The accretion of Jupiter in this way is therefore sufficient to increase the angular momentum of the Sun by a significant amount. In the long term this will have a drastic effect on the magnetic activity of the Sun – increasing it by a factor of a few to an order of magnitude.
A: I would definitely lean towards "nothing" happening.
The "goes dark for 200 years" answer makes an awful lot of assumptions, some of which seem unfounded to me. In particular, it assumes that Jupiter will evenly spread over the surface of the sun, and will remain on top without mixing with the bulk of the sun.
At one other extreme, if Jupiter does not spread at all, it can at most blot out around $.3\%$ of the sun's luminosity (as that is the fraction it would cover). They also mention that the mass would make the sun last longer, which is suspect, since extra mass typically reduces the lifetime of main sequence stars.
Given that sunspots larger than Jupiter form occasionally, and are quickly mixed back into the sun, it seems likely Jupiter would do the same thing. And if it is mixed through the convection layer, all it would do is marginally decrease the temperature, and thus marginally dim the sun.
A: The main difference between the "nothing much happens" answer and the "centuries of darkness" answer is that 
the first states, without an explicit calculation, that 

after Jupiter gets broken down by tidal forces, its cold material will mix up with the convective flows quite rapidly

while the second makes some thermodynamic assumptions and estimates that this "quite rapid" timescale is a few hundred years of absorbing the Sun's entire energy output, or a few thousand years of absorbing a major chunk of the Sun's energy output.
These aren't inconsistent with each other: the Sun's total time on the main sequence will be about ten billion years, and a blip of a few hundred or a few thousand years is nothing compared to that.  The Sun would be fine.
However, there's a profound flaw in the "centuries of darkness" answer.

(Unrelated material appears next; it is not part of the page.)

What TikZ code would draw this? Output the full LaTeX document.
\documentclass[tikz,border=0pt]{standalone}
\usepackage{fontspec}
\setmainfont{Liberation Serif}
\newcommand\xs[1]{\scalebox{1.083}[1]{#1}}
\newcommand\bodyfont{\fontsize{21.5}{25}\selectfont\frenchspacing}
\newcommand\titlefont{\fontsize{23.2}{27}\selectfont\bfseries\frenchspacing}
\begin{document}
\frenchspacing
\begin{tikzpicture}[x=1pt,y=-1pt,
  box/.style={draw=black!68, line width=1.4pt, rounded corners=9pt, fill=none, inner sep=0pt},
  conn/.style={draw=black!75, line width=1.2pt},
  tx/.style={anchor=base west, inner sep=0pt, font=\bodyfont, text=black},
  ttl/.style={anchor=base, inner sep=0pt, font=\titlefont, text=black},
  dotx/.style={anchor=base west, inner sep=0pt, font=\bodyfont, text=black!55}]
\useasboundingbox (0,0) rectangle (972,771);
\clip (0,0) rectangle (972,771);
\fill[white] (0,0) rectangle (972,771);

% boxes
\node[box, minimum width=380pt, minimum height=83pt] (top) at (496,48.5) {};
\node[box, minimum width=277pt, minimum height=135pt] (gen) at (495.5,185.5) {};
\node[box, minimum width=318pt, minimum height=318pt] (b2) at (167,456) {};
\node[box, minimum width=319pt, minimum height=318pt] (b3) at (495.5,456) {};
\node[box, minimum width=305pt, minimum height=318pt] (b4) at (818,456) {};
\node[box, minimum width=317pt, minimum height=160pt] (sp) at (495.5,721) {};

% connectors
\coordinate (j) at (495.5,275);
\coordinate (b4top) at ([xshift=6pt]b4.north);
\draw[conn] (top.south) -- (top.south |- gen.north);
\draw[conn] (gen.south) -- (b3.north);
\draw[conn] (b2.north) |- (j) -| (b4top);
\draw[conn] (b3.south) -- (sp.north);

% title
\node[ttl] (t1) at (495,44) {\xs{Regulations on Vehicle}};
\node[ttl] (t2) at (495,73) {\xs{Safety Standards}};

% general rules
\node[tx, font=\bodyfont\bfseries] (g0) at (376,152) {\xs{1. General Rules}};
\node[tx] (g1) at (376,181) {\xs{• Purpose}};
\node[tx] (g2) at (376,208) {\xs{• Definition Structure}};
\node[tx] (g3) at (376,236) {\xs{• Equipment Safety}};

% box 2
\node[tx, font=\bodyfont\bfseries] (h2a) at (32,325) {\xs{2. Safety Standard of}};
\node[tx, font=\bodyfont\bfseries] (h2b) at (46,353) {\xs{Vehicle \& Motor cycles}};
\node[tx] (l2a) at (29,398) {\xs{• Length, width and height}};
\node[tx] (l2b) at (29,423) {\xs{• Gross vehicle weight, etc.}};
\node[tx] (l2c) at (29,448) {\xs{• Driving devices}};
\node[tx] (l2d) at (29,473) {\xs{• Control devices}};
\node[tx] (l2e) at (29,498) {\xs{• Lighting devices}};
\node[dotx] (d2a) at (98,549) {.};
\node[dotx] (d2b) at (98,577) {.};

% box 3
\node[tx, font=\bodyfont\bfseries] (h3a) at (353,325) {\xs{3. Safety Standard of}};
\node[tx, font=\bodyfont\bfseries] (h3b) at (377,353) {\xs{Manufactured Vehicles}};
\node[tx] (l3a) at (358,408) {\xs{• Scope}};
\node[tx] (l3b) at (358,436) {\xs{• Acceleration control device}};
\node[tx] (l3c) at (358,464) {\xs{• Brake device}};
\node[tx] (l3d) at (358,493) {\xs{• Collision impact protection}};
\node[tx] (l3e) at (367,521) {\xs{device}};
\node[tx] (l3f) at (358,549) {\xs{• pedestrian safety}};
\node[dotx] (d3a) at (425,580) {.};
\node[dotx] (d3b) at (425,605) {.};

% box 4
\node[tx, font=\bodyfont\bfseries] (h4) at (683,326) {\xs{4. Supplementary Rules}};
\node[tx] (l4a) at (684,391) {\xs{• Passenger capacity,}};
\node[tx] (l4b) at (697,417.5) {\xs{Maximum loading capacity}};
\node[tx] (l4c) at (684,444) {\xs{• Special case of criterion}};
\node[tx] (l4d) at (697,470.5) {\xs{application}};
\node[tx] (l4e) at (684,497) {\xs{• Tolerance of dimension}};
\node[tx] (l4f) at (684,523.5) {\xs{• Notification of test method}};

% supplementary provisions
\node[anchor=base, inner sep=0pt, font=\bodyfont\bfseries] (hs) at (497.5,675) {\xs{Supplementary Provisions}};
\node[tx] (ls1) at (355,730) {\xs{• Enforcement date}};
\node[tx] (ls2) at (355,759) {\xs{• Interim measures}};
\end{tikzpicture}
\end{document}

It assumes, reasonably, that Jupiter is made entirely of hydrogen;
however it assumes an "average temperature" for this hydrogen of about 100 kelvin.  That's a reasonable estimate for the average temperature at Jupiter's cloudtops.  But given that Earth's core temperature is roughly 6000 K, it's absurd to assume that Jupiter is cold all the way through.

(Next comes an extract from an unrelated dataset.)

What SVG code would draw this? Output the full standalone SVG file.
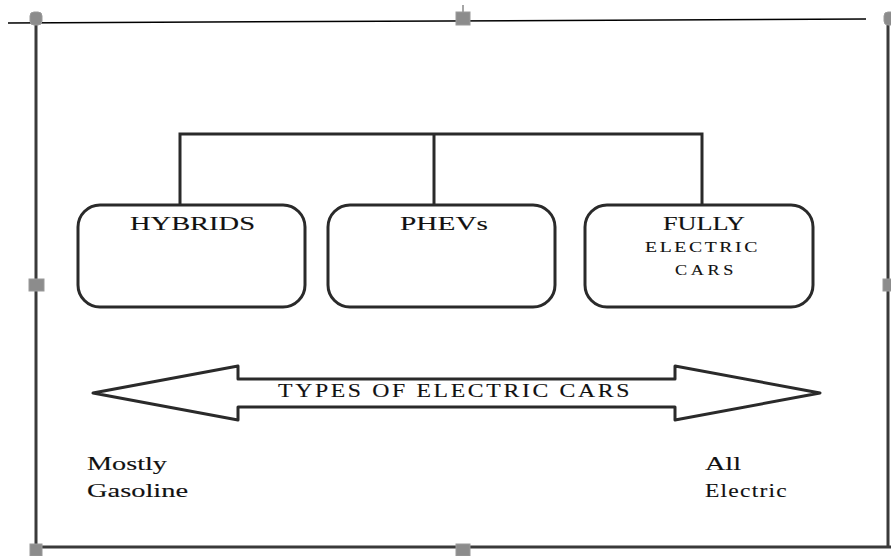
<svg xmlns="http://www.w3.org/2000/svg" width="891" height="556" viewBox="0 0 891 556">
<style>
.frame{stroke:#3a3a3a;stroke-width:3;fill:none}
.handle{fill:#8c8c8c;stroke:#9a9a9a;stroke-width:1}
.box{fill:#fff;stroke:#2a2a2a;stroke-width:3}
.conn{stroke:#2a2a2a;stroke-width:3;fill:none}
.t{font-family:"Liberation Serif","Times New Roman",serif;fill:#111;stroke:#111;stroke-width:0.12}
</style>
<rect width="891" height="556" fill="#fff"/>
<g id="frame">
<line x1="8" y1="23" x2="866" y2="19" stroke="#000" stroke-width="1.5"/>
<line class="frame" x1="36" y1="22" x2="36" y2="548"/>
<line class="frame" x1="888" y1="22" x2="888" y2="548"/>
<line class="frame" x1="36" y1="547" x2="891" y2="547"/>
<line x1="463" y1="5" x2="463" y2="12" stroke="#888" stroke-width="1.5"/>
<rect class="handle" x="30" y="12" width="12" height="13" rx="4"/>
<rect class="handle" x="456" y="12" width="14" height="13"/>
<rect class="handle" x="884" y="12" width="12" height="13" rx="4"/>
<rect class="handle" x="29" y="279" width="15" height="12"/>
<rect class="handle" x="883" y="279" width="10" height="12"/>
<rect class="handle" x="30" y="544" width="12" height="12"/>
<rect class="handle" x="456" y="544" width="14" height="12"/>
</g>
<g id="connectors">
<polyline class="conn" points="180,205 180,134 702,134 702,205"/>
<line class="conn" x1="434" y1="134" x2="434" y2="205"/>
</g>
<g id="hybrids">
<rect class="box" x="78" y="205" width="227" height="102" rx="22"/>
<text class="t" x="130" y="230" font-size="19" textLength="125" lengthAdjust="spacingAndGlyphs">HYBRIDS</text>
</g>
<g id="phevs">
<rect class="box" x="328" y="205" width="227" height="102" rx="22"/>
<text class="t" x="400" y="230" font-size="19" textLength="88" lengthAdjust="spacingAndGlyphs">PHEVs</text>
</g>
<g id="fully-electric">
<rect class="box" x="585" y="205" width="228" height="102" rx="22"/>
<text class="t" x="663" y="230" font-size="19" textLength="82" lengthAdjust="spacingAndGlyphs">FULLY</text>
<text class="t" x="645" y="252" font-size="15" letter-spacing="2" textLength="115" lengthAdjust="spacingAndGlyphs">ELECTRIC</text>
<text class="t" x="675" y="275" font-size="15" letter-spacing="3" textLength="62" lengthAdjust="spacingAndGlyphs">CARS</text>
</g>
<g id="types-arrow">
<polygon class="box" stroke-linejoin="round" points="93,393 238,366 238,379 675,379 675,366 820,393 675,420 675,407 238,407 238,420"/>
<text class="t" x="278" y="397" font-size="18" letter-spacing="2" textLength="354" lengthAdjust="spacingAndGlyphs">TYPES OF ELECTRIC CARS</text>
</g>
<g id="left-label">
<text class="t" x="87" y="470" font-size="19" textLength="80" lengthAdjust="spacingAndGlyphs">Mostly</text>
<text class="t" x="87" y="497" font-size="19" textLength="101" lengthAdjust="spacingAndGlyphs">Gasoline</text>
</g>
<g id="right-label">
<text class="t" x="705" y="470" font-size="19" textLength="36" lengthAdjust="spacingAndGlyphs">All</text>
<text class="t" x="705" y="497" font-size="19" letter-spacing="1" textLength="83" lengthAdjust="spacingAndGlyphs">Electric</text>
</g>
</svg>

A quick search finds one estimate of Jupiter's core temperature of 24,000 kelvin, and an estimate that nearly all of Jupiter's volume is hotter than the Sun's surface, with a temperature of 6000 K only a few thousand kilometers below the cloudtops.

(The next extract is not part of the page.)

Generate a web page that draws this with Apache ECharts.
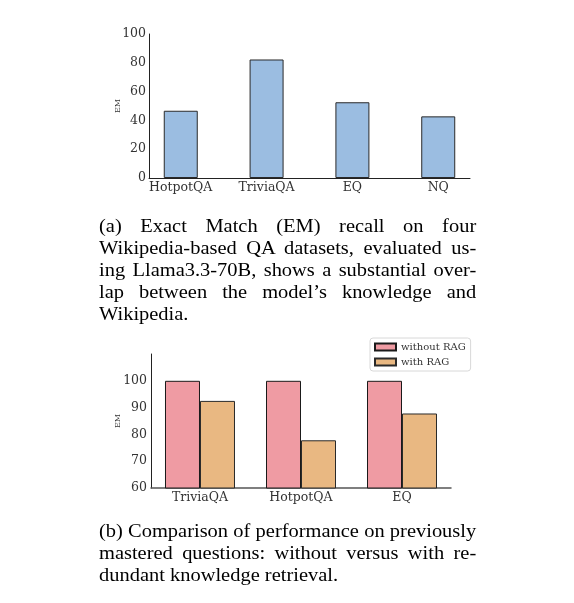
<!DOCTYPE html>
<html>
<head>
<meta charset="utf-8">
<script src="https://cdn.jsdelivr.net/npm/echarts@6/dist/echarts.min.js"></script>
<style>
  html, body { margin: 0; padding: 0; background: #fff; }
  #wrap { position: relative; width: 574px; height: 603px; }
  #chart { position: absolute; left: 0; top: 0; width: 574px; height: 603px; }
  .caption { position: absolute; left: 99px; font-family: "Liberation Serif", "Times New Roman", serif;
             font-size: 17.8px; line-height: 22px; color: #000; }
  /* the reference text is a bit wider than plain Times, so stretch it sideways */
  .caption div { width: 328px; transform: scaleX(1.15); transform-origin: 0 0;
                 text-align: justify; text-align-last: justify; white-space: nowrap; }
  .caption div.last { text-align-last: left; }
</style>
</head>
<body>
<div id="wrap">
  <div id="chart"></div>
  <div class="caption" id="capA" style="top:215px"></div>
  <div class="caption" id="capB" style="top:520px"></div>
</div>
<script>
// (a) EM recall, Llama3.3-70B
const datasetsA = ['HotpotQA', 'TriviaQA', 'EQ', 'NQ'];
const emA = [46.7, 82.3, 52.6, 42.8];

// (b) mastered questions, without / with RAG
const datasetsB = ['TriviaQA', 'HotpotQA', 'EQ'];
const withoutRAG = [100, 100, 100];
const withRAG = [92.5, 77.8, 87.8];

const yTicksA = [0, 20, 40, 60, 80, 100];
const yTicksB = [60, 70, 80, 90, 100];

const captionA = [
    '(a) Exact Match (EM) recall on four',
    'Wikipedia-based QA datasets, evaluated us-',
    'ing Llama3.3-70B, shows a substantial over-',
    'lap between the model\u2019s knowledge and',
    'Wikipedia.'
];
const captionB = [
    '(b) Comparison of performance on previously',
    'mastered questions:  without versus with re-',
    'dundant knowledge retrieval.'
];

function fillCaption(id, lines) {
    let box = document.getElementById(id);
    lines.forEach(function (t, i) {
        let d = document.createElement('div');
        d.textContent = t;
        if (i === lines.length - 1) d.className = 'last';
        box.appendChild(d);
    });
}
fillCaption('capA', captionA);
fillCaption('capB', captionB);

let chartDom = document.getElementById('chart');
let myChart = echarts.init(chartDom);

const serif = 'DejaVu Serif';
const tickLabel = { fontFamily: serif, fontSize: 12.5, color: '#333' };

let option = {
    animation: false,
    legend: {
        data: ['without RAG', 'with RAG'],
        orient: 'vertical',
        left: 370,
        top: 338,
        icon: 'rect',
        itemWidth: 21,
        itemHeight: 7,
        itemGap: 5,
        padding: [4, 5, 4, 4],
        borderColor: '#d8d8d8',
        borderWidth: 1,
        borderRadius: 3,
        backgroundColor: '#fff',
        textStyle: { fontFamily: serif, fontSize: 10, color: '#333' }
    },
    grid: [
        { left: 149, right: 104, top: 34, bottom: 425 },
        { left: 151, right: 123, top: 354, bottom: 115 }
    ],
    xAxis: [
        {
            type: 'value', gridIndex: 0, min: -0.37, max: 3.37,
            splitLine: { show: false },
            axisLine: { show: true, lineStyle: { color: '#222', width: 1 } },
            axisTick: { show: false },
            axisLabel: Object.assign({
                customValues: [0, 1, 2, 3],
                margin: 3,
                formatter: function (v) { return datasetsA[Math.round(v)]; }
            }, tickLabel)
        },
        {
            type: 'value', gridIndex: 1, min: -0.485, max: 2.485,
            splitLine: { show: false },
            axisLine: { show: true, lineStyle: { color: '#555', width: 1.5 } },
            axisTick: { show: false },
            axisLabel: Object.assign({
                customValues: [0, 1, 2],
                margin: 3,
                formatter: function (v) { return datasetsB[Math.round(v)]; }
            }, tickLabel)
        }
    ],
    yAxis: [
        {
            type: 'value', gridIndex: 0, min: 0, max: 100,
            name: 'EM', nameLocation: 'middle', nameGap: 27, nameMoveOverlap: false,
            nameTextStyle: { fontFamily: serif, fontSize: 8, color: '#333' },
            splitLine: { show: false },
            axisLine: { show: true, onZero: false, lineStyle: { color: '#222', width: 1 } },
            axisTick: { show: false },
            axisLabel: Object.assign({ customValues: yTicksA, margin: 3 }, tickLabel)
        },
        {
            type: 'value', gridIndex: 1, min: 60, max: 110,
            name: 'EM', nameLocation: 'middle', nameGap: 29, nameMoveOverlap: false,
            nameTextStyle: { fontFamily: serif, fontSize: 8, color: '#333' },
            splitLine: { show: false },
            axisLine: { show: true, onZero: false, lineStyle: { color: '#222', width: 1 } },
            axisTick: { show: false },
            axisLabel: Object.assign({ customValues: yTicksB, margin: 4 }, tickLabel)
        }
    ],
    series: [
        {
            name: 'EM',
            type: 'bar',
            xAxisIndex: 0, yAxisIndex: 0,
            barWidth: 34,
            itemStyle: { color: '#9bbde1', borderColor: '#2a2a2a', borderWidth: 1 },
            data: emA.map(function (v, i) { return [i, v]; })
        },
        {
            name: 'without RAG',
            type: 'bar',
            xAxisIndex: 1, yAxisIndex: 1,
            barWidth: 35,
            barGap: '0%',
            itemStyle: { color: '#ef9ba3', borderColor: '#1a1a1a', borderWidth: 1 },
            data: withoutRAG.map(function (v, i) { return [i, v]; })
        },
        {
            name: 'with RAG',
            type: 'bar',
            xAxisIndex: 1, yAxisIndex: 1,
            barWidth: 35,
            barGap: '0%',
            itemStyle: { color: '#e9b882', borderColor: '#2a2a2a', borderWidth: 1 },
            data: withRAG.map(function (v, i) { return [i, v]; })
        }
    ]
};

option && myChart.setOption(option);
</script>
</body>
</html>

So the assumption that spreading Jupiter's mass over the surface of the Sun would turn the Sun cold for any length of time is just wrong; Jupiter's mass is mostly already hot.
There are many possibly interesting effects that I'm not prepared to model.
(For example, Rob Jeffries is currently writing a neat answer about an accretion disk; you can always tell when you've found a real astronomer because they answer every question by talking about angular momentum.)
A: Simply calculating the amount of heat generated, and comparing it to the heat capacity of Jupiter (even ignoring, as @rob says, that Jupiter's core temperature is hotter than the surface of the sun) is fallacious reasoning. What mechanism would cause the entirety of the sun's energy output be directed towards heating up Jupiter? I guess if Jupiter were spread completely across the sun's surface, that would cause a layer of mass that would have to be heated up before we would see any solar energy, but that would require Jupiter to somehow spread laterally but not radially. If Jupiter were mixed throughout the sun, the temperature of the sun would decrease slightly, and perhaps it would take a few hundred years for the sun's temperature to return to its previous level, and maybe we would get a few basis points less solar radiation, but it wouldn't go out.